Economic Times, India
Financial crisis top on agenda at IBSA summit
11 October 2008
IST, ET Bureau
NEW DELHI: When leaders of India, Brazil and South Africa meet next week for their annual trilateral summit, the one issue on top of their minds
will be the unfolding financial crisis.
Though the three countries have not been directly affected by the crisis, there have already been indirect fallouts. There have also been calls for the emerging economies to take part in finding a solution for the ongoing crisis.
Prime Minister Manmohan Singh, South African President Kgalema Motlanthe and Brazilian President Luiz Inácio Lula da Silva are likely to discuss the financial crisis at the IBSA summit here on October 15. The position of the three countries is likely to be reflected in the Delhi Declaration, which will be adopted at the end of the summit.
Sources said that the unfolding financial crisis, which has the capacity to hit areas like exports, has been worked into the agenda especially amid calls for cooperation from India and Brazil. Discussions are expected to include the issue of restructuring of the global financial architecture, which has been an issue of discussion among the Group of 20 countries (G-20).
``Last year there was a discussion on the ongoing debate on restoration of the financial architecture. South Africa was the head of G-20 and in that context India had asked South Africa to provide leadership when it comes to the financial crisis,’’ said Sachin Chaturvedi, fellow at the Research and Information System for Developing Countries.

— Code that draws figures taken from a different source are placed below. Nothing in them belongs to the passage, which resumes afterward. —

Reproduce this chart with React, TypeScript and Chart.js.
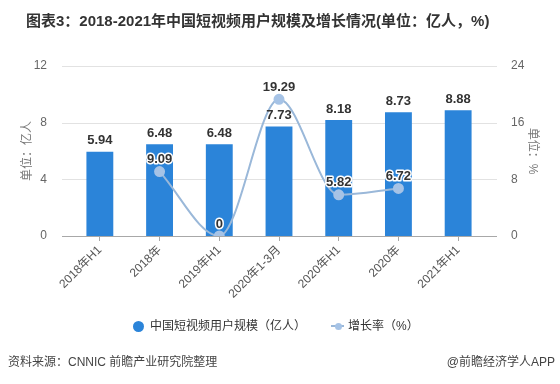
import React, { useEffect, useRef } from "react";
import { Chart, registerables } from "chart.js";

Chart.register(...registerables);

const categories = ["2018年H1", "2018年", "2019年H1", "2020年1-3月", "2020年H1", "2020年", "2021年H1"];
const userScale = [5.94, 6.48, 6.48, 7.73, 8.18, 8.73, 8.88];
const growthRate = [null, 9.09, 0, 19.29, 5.82, 6.72, null];
const leftTicks = [0, 4, 8, 12];
const rightTicks = [0, 8, 16, 24];

const TITLE = "图表3：2018-2021年中国短视频用户规模及增长情况(单位：亿人，%)";
const LEGEND_BAR = "中国短视频用户规模（亿人）";
const LEGEND_LINE = "增长率（%）";
const SOURCE = "资料来源：CNNIC 前瞻产业研究院整理";
const CREDIT = "@前瞻经济学人APP";

const BAR_COLOR = "#2b84d9";
const LINE_COLOR = "#9ab8d9";
const POINT_COLOR = "#a6c3e6";
const FONT = "'Liberation Sans', Arial, 'Noto Sans CJK SC', sans-serif";

const gridPlugin = {
  id: "customGrid",
  beforeDatasetsDraw(chart: any) {
    const { ctx, chartArea, scales } = chart;
    ctx.save();
    leftTicks.forEach((v) => {
      const y = Math.round(scales.y.getPixelForValue(v)) + 0.5;
      ctx.beginPath();
      ctx.strokeStyle = v === 0 ? "#a8a8a8" : "#e2e2e2";
      ctx.lineWidth = 1;
      ctx.moveTo(chartArea.left - 8, y);
      ctx.lineTo(chartArea.right + 9, y);
      ctx.stroke();
    });
    ctx.restore();
  },
};

const labelPlugin = {
  id: "valueLabels",
  afterDatasetsDraw(chart: any) {
    const { ctx } = chart;
    ctx.save();
    ctx.font = `bold 13px ${FONT}`;
    ctx.textAlign = "center";
    ctx.textBaseline = "middle";
    const barMeta = chart.getDatasetMeta(1);
    barMeta.data.forEach((el: any, i: number) => {
      ctx.fillStyle = "#333";
      ctx.fillText(userScale[i].toFixed(2), el.x, el.y - 11);
    });
    const lineMeta = chart.getDatasetMeta(0);
    lineMeta.data.forEach((el: any, i: number) => {
      const v = growthRate[i];
      if (v === null || v === undefined) return;
      const t = v === 0 ? "0" : v.toFixed(2);
      ctx.lineWidth = 3;
      ctx.strokeStyle = "#ffffff";
      ctx.lineJoin = "round";
      ctx.strokeText(t, el.x, el.y - 12);
      ctx.fillStyle = "#333";
      ctx.fillText(t, el.x, el.y - 12);
    });
    ctx.restore();
  },
};

export default function App() {
  const canvasRef = useRef<HTMLCanvasElement | null>(null);

  useEffect(() => {
    if (!canvasRef.current) return;
    const chart = new Chart(canvasRef.current, {
      type: "bar",
      data: {
        labels: categories,
        datasets: [
          {
            type: "line",
            label: LEGEND_LINE,
            data: growthRate,
            yAxisID: "y1",
            borderColor: LINE_COLOR,
            backgroundColor: POINT_COLOR,
            pointBackgroundColor: POINT_COLOR,
            pointBorderColor: POINT_COLOR,
            pointRadius: 4.5,
            borderWidth: 2,
            cubicInterpolationMode: "monotone",
            tension: 0.4,
            spanGaps: false,
            order: 0,
          } as any,
          {
            type: "bar",
            label: LEGEND_BAR,
            data: userScale,
            yAxisID: "y",
            backgroundColor: BAR_COLOR,
            barPercentage: 0.9,
            categoryPercentage: 0.5,
            order: 1,
          } as any,
        ],
      },
      options: {
        responsive: false,
        animation: false,
        layout: { padding: { top: 66, left: 0, right: 0, bottom: 0 } },
        plugins: {
          legend: { display: false },
          title: { display: false },
          tooltip: { enabled: false },
        },
        scales: {
          x: {
            type: "category",
            offset: true,
            grid: {
              display: true,
              drawOnChartArea: false,
              drawTicks: true,
              tickLength: 5,
              offset: false,
              color: "#a8a8a8",
            },
            border: { display: false },
            ticks: {
              maxRotation: 45,
              minRotation: 45,
              autoSkip: false,
              padding: 2,
              color: "#555",
              font: { size: 12, family: FONT },
            },
            afterFit: (scale: any) => {
              scale.height = 384 - 236;
            },
          },
          y: {
            position: "left",
            min: 0,
            max: 12,
            afterBuildTicks: (scale: any) => {
              scale.ticks = leftTicks.map((v) => ({ value: v }));
            },
            grid: { display: false },
            border: { display: false },
            ticks: { padding: 15, color: "#666", font: { size: 12, family: FONT } },
            title: {
              display: true,
              text: "单位：亿人",
              color: "#777",
              font: { size: 12, family: FONT },
              padding: { top: 20, bottom: 0 },
            },
            afterFit: (scale: any) => {
              scale.width = 70;
            },
          },
          y1: {
            position: "right",
            min: 0,
            max: 24,
            afterBuildTicks: (scale: any) => {
              scale.ticks = rightTicks.map((v) => ({ value: v }));
            },
            grid: { display: false },
            border: { display: false },
            ticks: { padding: 15, color: "#666", font: { size: 12, family: FONT } },
            title: {
              display: true,
              text: "单位：%",
              color: "#777",
              font: { size: 12, family: FONT },
              padding: { top: 20, bottom: 0 },
            },
            afterFit: (scale: any) => {
              scale.width = 72;
            },
          },
        },
      } as any,
      plugins: [gridPlugin, labelPlugin],
    });
    return () => chart.destroy();
  }, []);

  const cjk = "'Liberation Sans', Arial, 'Noto Sans CJK SC', sans-serif";

  return (
    <div
      style={{
        position: "absolute",
        left: 0,
        top: 0,
        width: 560,
        height: 384,
        background: "#fff",
        overflow: "hidden",
        fontFamily: cjk,
      }}
    >
      <canvas ref={canvasRef} width={560} height={384} style={{ display: "block", position: "absolute", left: 0, top: 0 }} />
      <div
        style={{
          position: "absolute",
          left: 26,
          top: 11,
          height: 20,
          lineHeight: "20px",
          fontSize: 15,
          fontWeight: "bold",
          color: "#333",
          whiteSpace: "nowrap",
        }}
      >
        {TITLE}
      </div>
      <div style={{ position: "absolute", left: 0, top: 316, height: 20, width: 560 }}>
        <div
          style={{
            position: "absolute",
            left: 132.5,
            top: 4.5,
            width: 11,
            height: 11,
            borderRadius: "50%",
            background: BAR_COLOR,
          }}
        />
        <div
          style={{
            position: "absolute",
            left: 150,
            top: 0,
            lineHeight: "20px",
            fontSize: 12,
            color: "#333",
            whiteSpace: "nowrap",
          }}
        >
          {LEGEND_BAR}
        </div>
        <div
          style={{ position: "absolute", left: 331, top: 9, width: 13, height: 2, background: LINE_COLOR }}
        />
        <div
          style={{
            position: "absolute",
            left: 334.5,
            top: 6.5,
            width: 7,
            height: 7,
            borderRadius: "50%",
            background: POINT_COLOR,
          }}
        />
        <div
          style={{
            position: "absolute",
            left: 348,
            top: 0,
            lineHeight: "20px",
            fontSize: 12,
            color: "#333",
            whiteSpace: "nowrap",
          }}
        >
          {LEGEND_LINE}
        </div>
      </div>
      <div
        style={{
          position: "absolute",
          left: 8,
          top: 352,
          lineHeight: "20px",
          fontSize: 12,
          color: "#444",
          whiteSpace: "nowrap",
        }}
      >
        {SOURCE}
      </div>
      <div
        style={{
          position: "absolute",
          right: 5,
          top: 352,
          lineHeight: "20px",
          fontSize: 12,
          color: "#444",
          whiteSpace: "nowrap",
        }}
      >
        {CREDIT}
      </div>
    </div>
  );
}
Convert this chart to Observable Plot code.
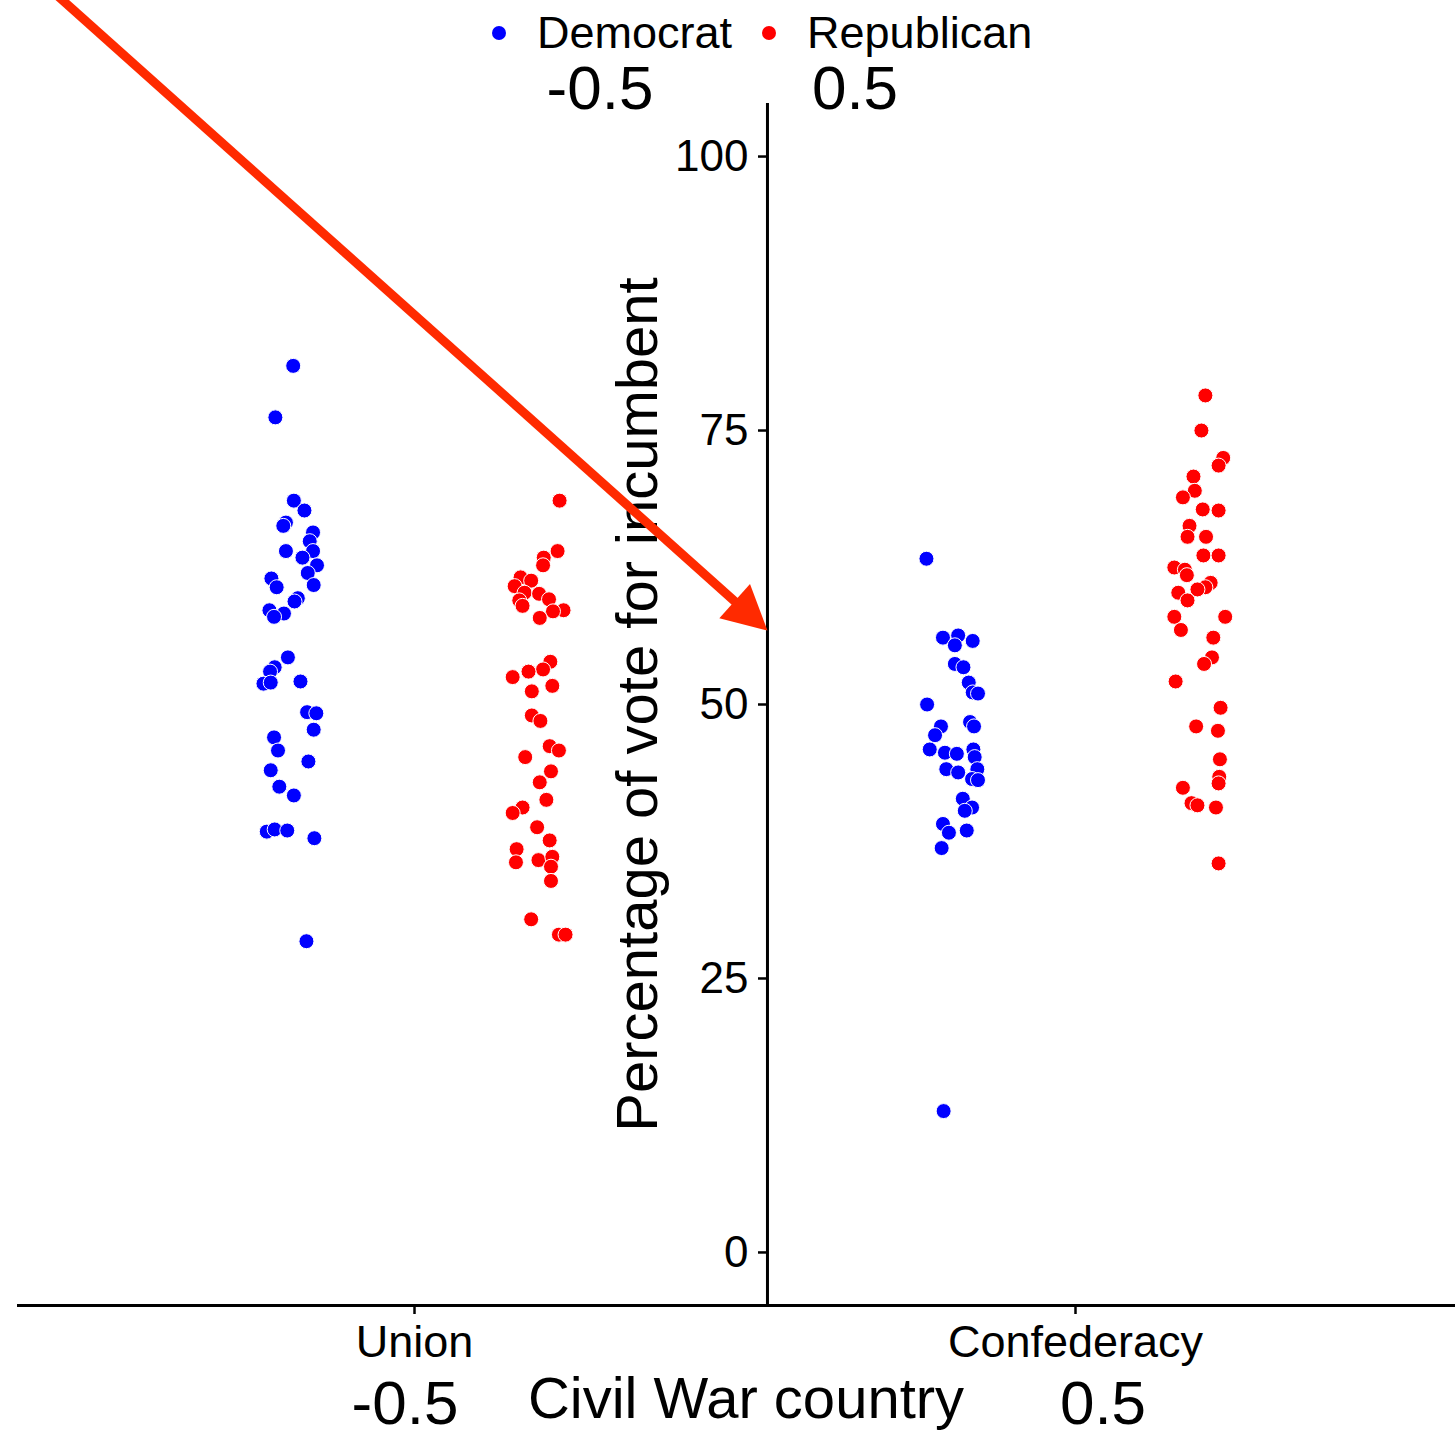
<!DOCTYPE html>
<html>
<head>
<meta charset="utf-8">
<script src="https://cdn.jsdelivr.net/npm/d3@7"></script>
<script src="https://cdn.jsdelivr.net/npm/@observablehq/plot@0.6"></script>
<style>
  html, body { margin: 0; padding: 0; background: #fff; }
  body { font-family: "Liberation Sans", Arial, Helvetica, sans-serif; color: #000; }
  #wrap { position: relative; width: 1455px; height: 1436px; overflow: hidden; }
  #wrap svg { position: absolute; left: 0; top: 0; overflow: hidden; }
  #legend { position: absolute; top: 10px; left: 492px; display: flex; align-items: center;
            font-size: 45px; line-height: 45px; white-space: nowrap; }
  #legend .swatch { display: inline-block; width: 14px; height: 14px; border-radius: 50%; }
  #legend .name { margin-left: 31px; margin-right: 30px; }
  .code { position: absolute; font-size: 62px; line-height: 62px; transform: translateX(-50%); white-space: nowrap; }
</style>
</head>
<body>
<div id="wrap"></div>
<script>
// Categories and codings
const countries = ["Union", "Confederacy"];
const countryCodes = [-0.5, 0.5];
const parties = ["Democrat", "Republican"];
const partyCodes = [-0.5, 0.5];
const partyColors = ["#0000ff", "#ff0000"];
const yTicks = [0, 25, 50, 75, 100];

// Incumbent vote share (%) per election, with its horizontal jitter (in country units)
const unionDemocrat = [
  [80.9, 0.004], [76.2, -0.023], [68.6, 0.005], [67.7, 0.021], [66.6, -0.007], [66.3, -0.011],
  [65.7, 0.034], [64.9, 0.029], [64.0, 0.034], [64.0, -0.007], [63.4, 0.018], [62.7, 0.040],
  [62.0, 0.026], [60.9, 0.035], [61.5, -0.029], [60.7, -0.021], [59.7, 0.011], [59.4, 0.006],
  [58.6, -0.032], [58.3, -0.010], [58.0, -0.025], [54.3, -0.004], [53.4, -0.024], [53.0, -0.031],
  [51.9, -0.041], [52.0, -0.030], [52.1, 0.015], [49.3, 0.025], [49.2, 0.039], [47.7, 0.035],
  [47.0, -0.025], [45.8, -0.019], [44.8, 0.027], [44.0, -0.030], [42.5, -0.017], [41.7, 0.005],
  [38.4, -0.036], [38.6, -0.024], [38.5, -0.005], [37.8, 0.036], [28.4, 0.024]
];
const unionRepublican = [
  [68.6, 0.032], [64.0, 0.029], [63.4, 0.008], [62.7, 0.007], [61.6, -0.027], [61.3, -0.011],
  [60.8, -0.036], [60.2, -0.021], [60.1, 0.001], [59.6, 0.016], [59.5, -0.029], [59.0, -0.024],
  [58.6, 0.038], [58.5, 0.022], [57.9, 0.002], [53.9, 0.018], [53.2, 0.007], [53.0, -0.015],
  [52.5, -0.039], [51.7, 0.021], [51.2, -0.010], [49.0, -0.010], [48.5, 0.003], [46.2, 0.017],
  [45.8, 0.031], [45.2, -0.020], [43.9, 0.019], [42.9, 0.002], [41.3, 0.012], [40.6, -0.024],
  [40.1, -0.039], [38.8, -0.002], [37.6, 0.017], [36.8, -0.033], [35.6, -0.034], [35.8, 0.000],
  [36.1, 0.021], [35.2, 0.019], [33.9, 0.019], [30.4, -0.011], [29.0, 0.031], [29.0, 0.041]
];
const confederacyDemocrat = [
  [63.3, -0.038], [56.1, -0.013], [56.3, 0.010], [55.4, 0.005], [55.8, 0.032], [53.7, 0.005],
  [53.4, 0.018], [52.0, 0.026], [51.1, 0.032], [51.0, 0.040], [50.0, -0.037], [48.4, 0.028],
  [48.0, 0.034], [48.0, -0.016], [47.2, -0.025], [45.9, -0.033], [45.6, -0.010], [45.5, 0.008],
  [45.9, 0.033], [45.2, 0.035], [44.1, -0.008], [43.8, 0.010], [44.1, 0.039], [43.2, 0.031],
  [43.1, 0.040], [41.4, 0.017], [40.6, 0.031], [40.3, 0.020], [39.1, -0.013], [38.3, -0.004],
  [38.5, 0.023], [36.9, -0.015], [12.9, -0.012]
];
const confederacyRepublican = [
  [78.2, 0.009], [75.0, 0.003], [72.5, 0.036], [71.8, 0.029], [70.8, -0.009], [69.5, -0.007],
  [68.9, -0.025], [67.8, 0.005], [67.7, 0.029], [66.3, -0.015], [65.3, -0.018], [65.3, 0.010],
  [63.6, 0.006], [63.6, 0.029], [62.5, -0.038], [62.3, -0.022], [61.8, -0.019], [61.1, 0.017],
  [60.7, 0.009], [60.5, -0.003], [60.2, -0.032], [59.5, -0.018], [58.0, -0.038], [58.0, 0.039],
  [56.8, -0.028], [56.1, 0.021], [54.3, 0.019], [53.7, 0.007], [52.1, -0.036], [49.7, 0.032],
  [48.0, -0.005], [47.6, 0.028], [45.0, 0.031], [43.4, 0.030], [42.8, 0.029], [42.4, -0.025],
  [41.0, -0.012], [40.8, -0.003], [40.6, 0.025], [35.5, 0.029]
];

// Annotation arrow pointing at the intercept on the vertical axis (data units)
const arrowStart = {x: -1.0658, y: 116.06};
const arrowTip = {x: 0.034, y: 56.75};
const yAxisAt = 0.034;

// Layout
const W = 1455, H = 1436;
const margin = {top: 103, right: 0, bottom: 131, left: 18};
const xDomain = [-1.0991, 1.0749];
const yDomain = [-4.84, 104.84];
const dodge = 0.375;
const font = "'Liberation Sans', Arial, Helvetica, sans-serif";
const arrowColor = "#ff2a00";

const rows = [];
[
  [0, 0, unionDemocrat], [0, 1, unionRepublican],
  [1, 0, confederacyDemocrat], [1, 1, confederacyRepublican]
].forEach(([ci, pi, pts]) => {
  for (const [vote, jitter] of pts) {
    rows.push({
      country: countries[ci],
      party: parties[pi],
      vote,
      x: countryCodes[ci] + dodge * partyCodes[pi] + jitter
    });
  }
});

const xPx = v => margin.left + (v - xDomain[0]) / (xDomain[1] - xDomain[0]) * (W - margin.left - margin.right);
const yPx = v => (H - margin.bottom) - (v - yDomain[0]) / (yDomain[1] - yDomain[0]) * (H - margin.top - margin.bottom);

const angle = Math.atan2(yPx(arrowTip.y) - yPx(arrowStart.y), xPx(arrowTip.x) - xPx(arrowStart.x)) * 180 / Math.PI;
const arrowLenPx = Math.hypot(yPx(arrowTip.y) - yPx(arrowStart.y), xPx(arrowTip.x) - xPx(arrowStart.x));
const neckT = 1 - 30 / arrowLenPx;
const arrowNeck = {x: arrowStart.x + (arrowTip.x - arrowStart.x) * neckT, y: arrowStart.y + (arrowTip.y - arrowStart.y) * neckT};

// Filled triangular head, tip at the origin pointing along +x
const arrowHead = {
  draw(ctx) {
    ctx.moveTo(0, 0);
    ctx.lineTo(-44, -23);
    ctx.lineTo(-44, 23);
    ctx.closePath();
  }
};

const chart = Plot.plot({
  width: W,
  height: H,
  marginTop: margin.top,
  marginRight: margin.right,
  marginBottom: margin.bottom,
  marginLeft: margin.left,
  style: {fontFamily: font, background: "#fff", color: "#000"},
  x: {type: "linear", domain: xDomain, axis: null},
  y: {domain: yDomain, axis: null},
  color: {domain: parties, range: partyColors},
  marks: [
    Plot.frame({anchor: "bottom", strokeWidth: 3}),
    Plot.ruleX([yAxisAt], {strokeWidth: 3}),
    Plot.axisY({
      ticks: yTicks, anchor: "left", dx: xPx(yAxisAt) - margin.left,
      tickSize: 9, tickPadding: 10, fontSize: 44, strokeWidth: 2.5, label: null
    }),
    Plot.axisX({
      ticks: countryCodes, tickFormat: d => countries[countryCodes.indexOf(d)],
      tickSize: 9, tickPadding: 11, fontSize: 45, strokeWidth: 2.5, label: null
    }),
    Plot.text(["Civil War country"], {
      frameAnchor: "bottom", dx: 9, dy: 112, lineAnchor: "bottom", fontSize: 58
    }),
    Plot.text(["Percentage of vote for incumbent"], {
      frameAnchor: "left", dx: 638, rotate: -90, lineAnchor: "bottom", textAnchor: "middle", fontSize: 58
    }),
    Plot.dot(rows, {x: "x", y: "vote", fill: "party", r: 7.5, stroke: "#fff", strokeWidth: 1}),
    Plot.line([arrowStart, arrowNeck], {x: "x", y: "y", stroke: arrowColor, strokeWidth: 9, strokeLinecap: "butt"}),
    Plot.dot([arrowTip], {x: "x", y: "y", symbol: arrowHead, rotate: angle, fill: arrowColor})
  ]
});

const wrap = document.getElementById("wrap");
wrap.appendChild(chart);

// Legend
const legend = document.createElement("div");
legend.id = "legend";
parties.forEach((p, i) => {
  const sw = document.createElement("span");
  sw.className = "swatch";
  sw.style.background = partyColors[i];
  const name = document.createElement("span");
  name.className = "name";
  name.textContent = p;
  legend.appendChild(sw);
  legend.appendChild(name);
});
wrap.appendChild(legend);

// Coding labels: party codes under the legend, country codes under the axis
function codeLabel(text, left, top) {
  const el = document.createElement("div");
  el.className = "code";
  el.textContent = text;
  el.style.left = left + "px";
  el.style.top = top + "px";
  wrap.appendChild(el);
}
codeLabel(String(partyCodes[0]), 600, 57);
codeLabel(String(partyCodes[1]), 855, 57);
codeLabel(String(countryCodes[0]), 405, 1372);
codeLabel(String(countryCodes[1]), 1103, 1372);
</script>
</body>
</html>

``It’s important that these countries should come together in terms of restructuring of the financial architecture and lay out a roadmap,’’ he added.
With the global crisis unfolding dramatically, the US has called an emergency meeting of the G-20 countries along with the G-7 meeting to look at ways of dealing with the crisis. Finance minister is representing India at the weekend meeting.
The US has said that discussions would revolve around how emerging economies would coordinate with the crisis hit countries ``to lessen the effects of global market turmoil and the economic slowdown on all of our countries.’’
India has already taken a lead in criticising institutions like the UN and the IMF for failing to take any action even as one of the largest economic crisis is unfolding. He had said that the investment banking world had destroyed world liquidity, and increased financial risks and bankruptcies.
``The impact on the developing world would be profound. Projects are already stopping because of the lack of liquidity and financing. The debt crisis would become worse. The decline in commodity prices and exports would hurt the developing world,’’ he had said.